_Exercise description_
Retype the complete listing exactly as it appears.
★ ★ ★
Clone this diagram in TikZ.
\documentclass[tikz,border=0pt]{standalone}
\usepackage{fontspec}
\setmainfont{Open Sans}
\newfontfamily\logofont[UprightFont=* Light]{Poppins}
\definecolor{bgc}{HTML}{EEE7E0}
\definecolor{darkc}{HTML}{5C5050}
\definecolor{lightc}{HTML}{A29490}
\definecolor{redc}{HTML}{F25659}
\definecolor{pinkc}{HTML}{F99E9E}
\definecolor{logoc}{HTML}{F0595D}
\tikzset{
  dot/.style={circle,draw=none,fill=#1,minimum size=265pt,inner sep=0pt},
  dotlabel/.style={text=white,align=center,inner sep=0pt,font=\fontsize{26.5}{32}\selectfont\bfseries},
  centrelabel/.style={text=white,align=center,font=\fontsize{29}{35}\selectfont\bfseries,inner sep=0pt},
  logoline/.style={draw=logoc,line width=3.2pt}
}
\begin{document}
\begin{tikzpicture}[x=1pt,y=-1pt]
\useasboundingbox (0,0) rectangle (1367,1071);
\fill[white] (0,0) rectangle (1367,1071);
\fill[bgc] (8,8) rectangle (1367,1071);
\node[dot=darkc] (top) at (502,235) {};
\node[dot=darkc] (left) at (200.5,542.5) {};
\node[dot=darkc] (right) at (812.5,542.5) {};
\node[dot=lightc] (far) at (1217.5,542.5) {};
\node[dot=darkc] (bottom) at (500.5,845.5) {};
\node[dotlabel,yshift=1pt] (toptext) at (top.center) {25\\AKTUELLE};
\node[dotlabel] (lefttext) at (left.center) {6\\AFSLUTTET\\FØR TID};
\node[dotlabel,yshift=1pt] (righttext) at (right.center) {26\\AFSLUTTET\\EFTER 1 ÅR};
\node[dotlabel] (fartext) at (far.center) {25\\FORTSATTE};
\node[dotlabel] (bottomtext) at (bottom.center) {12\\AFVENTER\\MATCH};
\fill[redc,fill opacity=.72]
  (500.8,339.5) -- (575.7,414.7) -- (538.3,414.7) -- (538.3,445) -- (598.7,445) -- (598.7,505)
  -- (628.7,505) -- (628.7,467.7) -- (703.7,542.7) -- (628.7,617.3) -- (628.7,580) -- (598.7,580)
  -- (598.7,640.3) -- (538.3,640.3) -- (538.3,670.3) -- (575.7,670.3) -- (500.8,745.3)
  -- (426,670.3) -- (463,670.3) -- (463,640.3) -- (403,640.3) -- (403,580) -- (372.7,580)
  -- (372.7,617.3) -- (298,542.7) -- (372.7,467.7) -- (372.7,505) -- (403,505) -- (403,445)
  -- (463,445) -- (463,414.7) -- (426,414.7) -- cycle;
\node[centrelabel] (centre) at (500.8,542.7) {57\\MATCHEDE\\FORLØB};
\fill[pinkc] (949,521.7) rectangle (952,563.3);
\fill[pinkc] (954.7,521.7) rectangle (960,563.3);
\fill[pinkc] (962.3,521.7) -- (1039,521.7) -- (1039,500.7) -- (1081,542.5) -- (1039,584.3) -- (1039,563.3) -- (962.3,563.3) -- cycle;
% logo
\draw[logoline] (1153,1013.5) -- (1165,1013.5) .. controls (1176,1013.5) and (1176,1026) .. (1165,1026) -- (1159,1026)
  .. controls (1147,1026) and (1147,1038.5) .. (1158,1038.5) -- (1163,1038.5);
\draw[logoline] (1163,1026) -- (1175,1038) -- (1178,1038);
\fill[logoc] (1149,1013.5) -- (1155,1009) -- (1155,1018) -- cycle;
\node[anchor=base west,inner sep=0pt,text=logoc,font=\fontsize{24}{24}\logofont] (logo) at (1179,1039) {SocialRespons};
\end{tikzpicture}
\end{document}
★ ★ ★
_Exercise result_
Clone this diagram in TikZ.
\documentclass[tikz,border=0pt]{standalone}
\usepackage{fontspec}
\setmainfont{Open Sans}
\newfontfamily\logofont[UprightFont=* Light]{Poppins}
\definecolor{bgc}{HTML}{EEE7E0}
\definecolor{darkc}{HTML}{5C5050}
\definecolor{lightc}{HTML}{A29490}
\definecolor{redc}{HTML}{F25659}
\definecolor{pinkc}{HTML}{F99E9E}
\definecolor{logoc}{HTML}{F0595D}
\tikzset{
  dot/.style={circle,draw=none,fill=#1,minimum size=265pt,inner sep=0pt},
  dotlabel/.style={text=white,align=center,inner sep=0pt,font=\fontsize{26.5}{32}\selectfont\bfseries},
  centrelabel/.style={text=white,align=center,font=\fontsize{29}{35}\selectfont\bfseries,inner sep=0pt},
  logoline/.style={draw=logoc,line width=3.2pt}
}
\begin{document}
\begin{tikzpicture}[x=1pt,y=-1pt]
\useasboundingbox (0,0) rectangle (1367,1071);
\fill[white] (0,0) rectangle (1367,1071);
\fill[bgc] (8,8) rectangle (1367,1071);
\node[dot=darkc] (top) at (502,235) {};
\node[dot=darkc] (left) at (200.5,542.5) {};
\node[dot=darkc] (right) at (812.5,542.5) {};
\node[dot=lightc] (far) at (1217.5,542.5) {};
\node[dot=darkc] (bottom) at (500.5,845.5) {};
\node[dotlabel,yshift=1pt] (toptext) at (top.center) {25\\AKTUELLE};
\node[dotlabel] (lefttext) at (left.center) {6\\AFSLUTTET\\FØR TID};
\node[dotlabel,yshift=1pt] (righttext) at (right.center) {26\\AFSLUTTET\\EFTER 1 ÅR};
\node[dotlabel] (fartext) at (far.center) {25\\FORTSATTE};
\node[dotlabel] (bottomtext) at (bottom.center) {12\\AFVENTER\\MATCH};
\fill[redc,fill opacity=.72]
  (500.8,339.5) -- (575.7,414.7) -- (538.3,414.7) -- (538.3,445) -- (598.7,445) -- (598.7,505)
  -- (628.7,505) -- (628.7,467.7) -- (703.7,542.7) -- (628.7,617.3) -- (628.7,580) -- (598.7,580)
  -- (598.7,640.3) -- (538.3,640.3) -- (538.3,670.3) -- (575.7,670.3) -- (500.8,745.3)
  -- (426,670.3) -- (463,670.3) -- (463,640.3) -- (403,640.3) -- (403,580) -- (372.7,580)
  -- (372.7,617.3) -- (298,542.7) -- (372.7,467.7) -- (372.7,505) -- (403,505) -- (403,445)
  -- (463,445) -- (463,414.7) -- (426,414.7) -- cycle;
\node[centrelabel] (centre) at (500.8,542.7) {57\\MATCHEDE\\FORLØB};
\fill[pinkc] (949,521.7) rectangle (952,563.3);
\fill[pinkc] (954.7,521.7) rectangle (960,563.3);
\fill[pinkc] (962.3,521.7) -- (1039,521.7) -- (1039,500.7) -- (1081,542.5) -- (1039,584.3) -- (1039,563.3) -- (962.3,563.3) -- cycle;
% logo
\draw[logoline] (1153,1013.5) -- (1165,1013.5) .. controls (1176,1013.5) and (1176,1026) .. (1165,1026) -- (1159,1026)
  .. controls (1147,1026) and (1147,1038.5) .. (1158,1038.5) -- (1163,1038.5);
\draw[logoline] (1163,1026) -- (1175,1038) -- (1178,1038);
\fill[logoc] (1149,1013.5) -- (1155,1009) -- (1155,1018) -- cycle;
\node[anchor=base west,inner sep=0pt,text=logoc,font=\fontsize{24}{24}\logofont] (logo) at (1179,1039) {SocialRespons};
\end{tikzpicture}
\end{document}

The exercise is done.